Learn how concern over the weakening of religion in the late 1800s led to an influential movement known as “Muscular Christianity”—in particular through the Young Men’s Christian Association (YMCA). Historian Peggy Bendroth interviews the Library’s Jonathon Eder about his article “Manhood and Mary Baker Eddy: Muscular Christianity and Christian Science.” Recently published in Church History, it explores how Mary Baker Eddy addressed similar concerns to those of Muscular Christian advocates and explains the history of her own relationship with the YMCA.
Here are links to articles by Harry F. Porter, the Christian Science Olympian discussed in this episode:
Let me tell you what Christian Science has done for me…

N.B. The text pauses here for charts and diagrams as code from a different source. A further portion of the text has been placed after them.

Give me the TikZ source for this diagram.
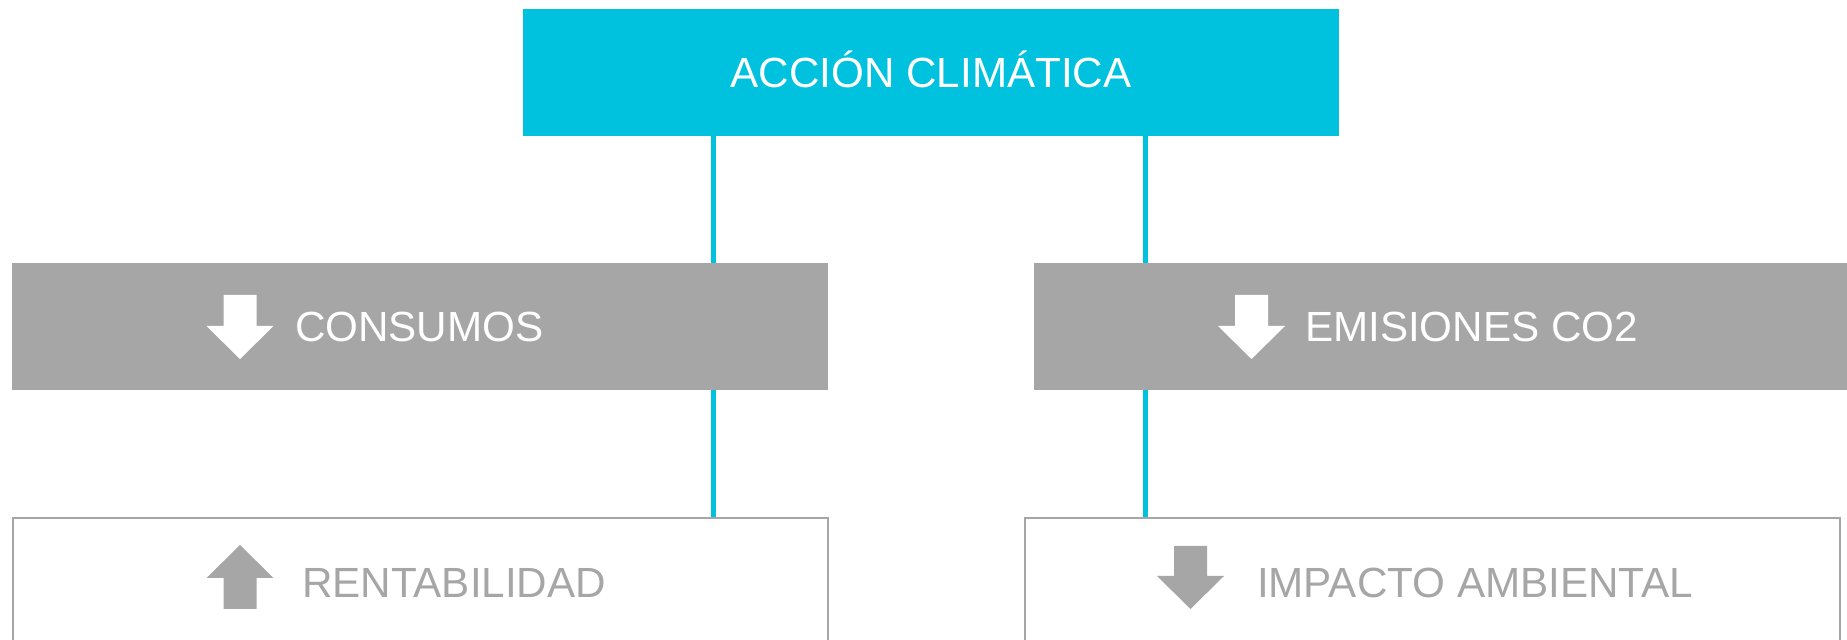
\documentclass[tikz,border=0pt]{standalone}
\usepackage{fontspec}
\setmainfont{Liberation Sans}
\definecolor{cyanbar}{HTML}{00C2DE}
\definecolor{greybox}{HTML}{A6A6A6}
\begin{document}
\begin{tikzpicture}[x=0.5pt,y=-0.5pt,
  lbl/.style={inner sep=0pt,outer sep=0pt,font=\fontsize{21.1pt}{25pt}\selectfont,anchor=base west},
  topbox/.style={fill=cyanbar,minimum width=408pt,minimum height=63.5pt,inner sep=0pt,outer sep=0pt},
  midbox/.style={fill=greybox,minimum width=408pt,minimum height=63.5pt,inner sep=0pt,outer sep=0pt},
  botbox/.style={draw=greybox,line width=1pt,fill=white,minimum width=407.5pt,minimum height=63.5pt,inner sep=0pt},
  conn/.style={draw=cyanbar,line width=2.5pt},
  whitearrow/.style={fill=white},
  greyarrow/.style={fill=greybox}
]
\useasboundingbox (0,0) rectangle (1847,640);
\coordinate (cl) at (713.5,0);
\coordinate (cr) at (1145,0);

% boxes
\node[topbox] (top) at (931,72.5) {};
\node[midbox] (ml) at (420,326.5) {};
\node[midbox] (mr) at (1442,326.5) {};
\node[botbox] (bl) at (420,581.5) {};
\node[botbox] (br) at (1432.5,581.5) {};

% connectors
\draw[conn] (top.south -| cl) -- (ml.north -| cl);
\draw[conn] (ml.south -| cl) -- (bl.north -| cl);
\draw[conn] (top.south -| cr) -- (mr.north -| cr);
\draw[conn] (mr.south -| cr) -- (br.north -| cr);

% labels
\node[lbl,anchor=base,text=white] (toplbl) at (931,87.5) {ACCIÓN CLIMÁTICA};
\node[lbl,text=white] (mllbl) at (295,342) {CONSUMOS};
\node[lbl,text=white] (mrlbl) at (1305,342) {EMISIONES CO2};
\node[lbl,text=greybox] (bllbl) at (302,597) {RENTABILIDAD};
\node[lbl,text=greybox] (brlbl) at (1257,597) {IMPACTO AMBIENTAL};

% arrows
\fill[whitearrow] (223.5,295) -- (256.5,295) -- (256.5,326) -- (273.5,326) -- (240,359) -- (206.5,326) -- (223.5,326) -- cycle;
\fill[whitearrow] (1235,295) -- (1268,295) -- (1268,326) -- (1285,326) -- (1251.5,359) -- (1218,326) -- (1235,326) -- cycle;
\fill[greyarrow] (223.5,609) -- (256.5,609) -- (256.5,578) -- (273.5,578) -- (240,545) -- (206.5,578) -- (223.5,578) -- cycle;
\fill[greyarrow] (1174,546) -- (1207,546) -- (1207,576) -- (1224,576) -- (1190.5,609) -- (1157,576) -- (1174,576) -- cycle;
\end{tikzpicture}
\end{document}
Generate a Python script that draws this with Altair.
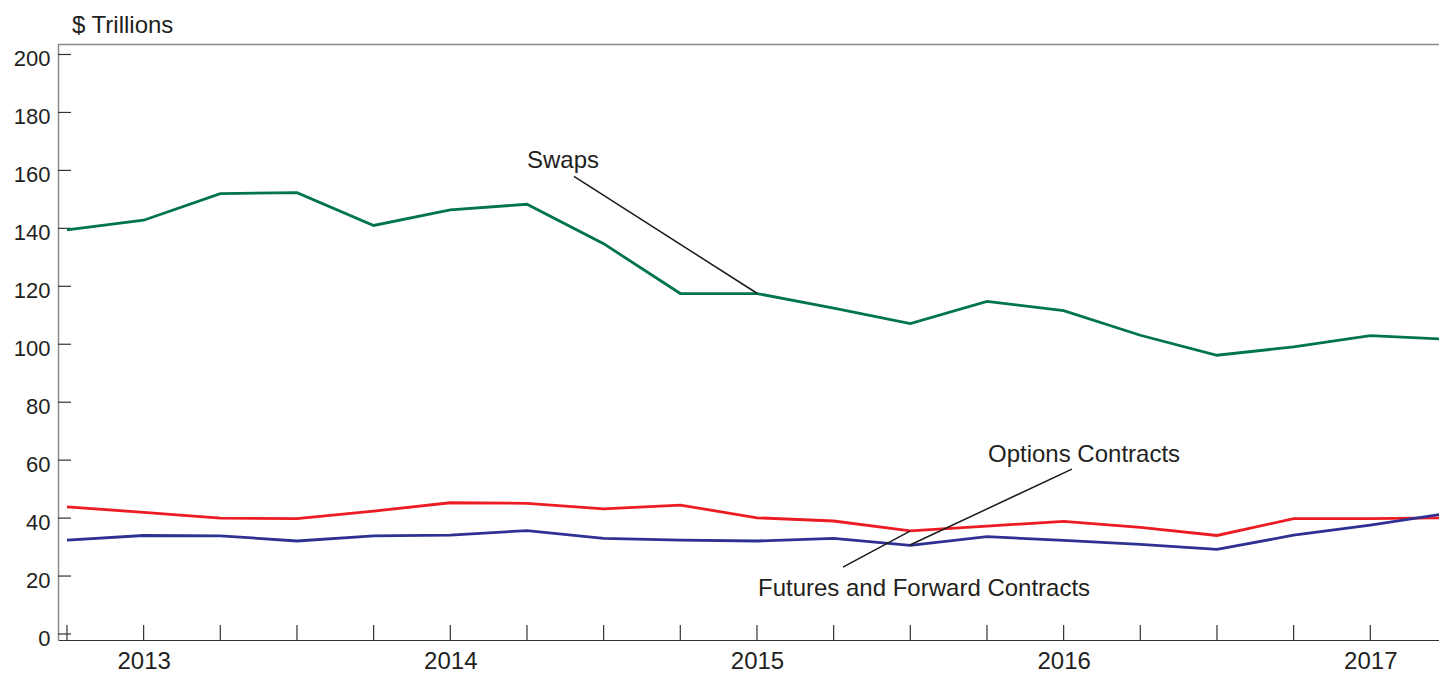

The following letter from Harry F. Porter, the high jumper
Podcast guests
Dr. Margaret Bendroth was the Executive Director for the Congregational Library & Archives for 15 years. She retired in 2019. She received her BA from Cornell University and a PhD in history from the Johns Hopkins University. She is the author of several books, including Fundamentalism and Gender, 1875 to the Present (Yale 1993); Fundamentalists in the City: Conflict and Division in Boston’s Churches, 1885 to 1950 (Oxford 2005); and A School of the Church: Andover Newton Across Two Centuries (Eerdmans 2008). Dr. Bendroth has edited several other volumes, including Women and Twentieth-Century Protestantism (Illinois 2002). In The Spiritual Practice of Remembering (Eerdmans 2013), she summons readers to remember and honor the past. Her most recent book, The Last Puritans: Mainline Protestants and the Power of the Past (UNC 2015), tells the story of how Congregationalists engaged deeply with their denomination’s storied past and recast their modern identity. She recently served as president of the American Society of Church History.
Jonathon Eder is the Library’s Programs Manager. He hosts the Seekers and Scholars podcast, which includes many episodes focused on cultural and spiritual movements of the late nineteenth and early twentieth centuries, and their relationship to Mary Baker Eddy. With a background in media, exhibit development, and religious studies, he has presented papers at the American Academy of Religion and the New England Museum Association. His article “Manhood and Mary Baker Eddy: Muscular Christianity and Christian Science” was published in the December 2020 issue of Church History: Studies in Christianity and Culture.